Alpern's career at Newsweek progressed from New York correspondent in 1966, Periscope writer in 1967, associate editor in Nation in 1968, New York bureau chief in 1972, general editor in National Affairs in 1973, news media editor in 1977, senior writer in National Affairs in 1978, and senior editor/deputy National Affairs editor in 1979.

He joined Newsweek in 1966 after working three years as a New York City reporter for United Press International. His story contributions include a wide variety of subjects written for the National Affairs, Newsmakers, News Media, and Periscope sections. He has either written or edited cover stories and features dealing with diverse topics such as presidential campaigns, crime, the roles of money and the media in politics, welfare, Watergate, the CIA and KGB.

Alpern has received numerous awards.

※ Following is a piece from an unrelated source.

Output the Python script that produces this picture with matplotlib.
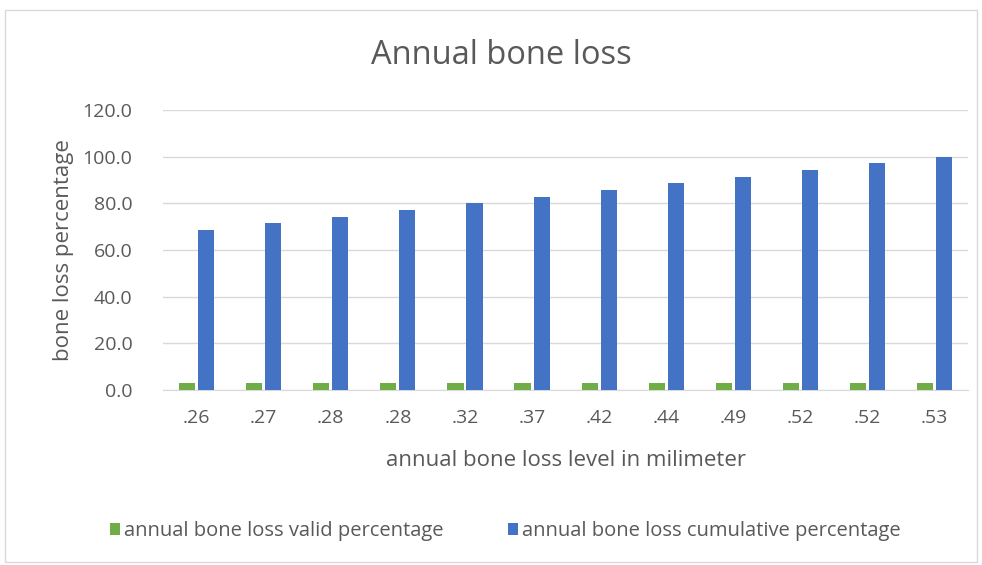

Newsweek On Air has won a silver medal and numerous finalist honors at the International Radio Festival of New York. He and a Newsweek team shared the Freedoms Foundation at Valley Forge 1983 Citation for "The Watergate Legacy." For the cover profile of Felix Rohatyn, "Mr. Fixit for the Cities," the National Association of Home Builders awarded Alpern first prize in its 1982 Golden Hammer Award competition. A 1981 report on Cuban refugees won him the Lincoln University Unity Award for Political Reporting.

He took honors in the National Association of Realtors' Journalism Awards Competition for an inside report, "A City Revival?" in 1979. Three years earlier, he received a writing award from the Aviation and Space Writers Association for the cover story, "The Concorde Furor."

Alpern received a B.A. in history from Columbia College in New York. While a staffer on the undergraduate newspaper, The Daily Spectator, he earned two McKnight Journalism Awards.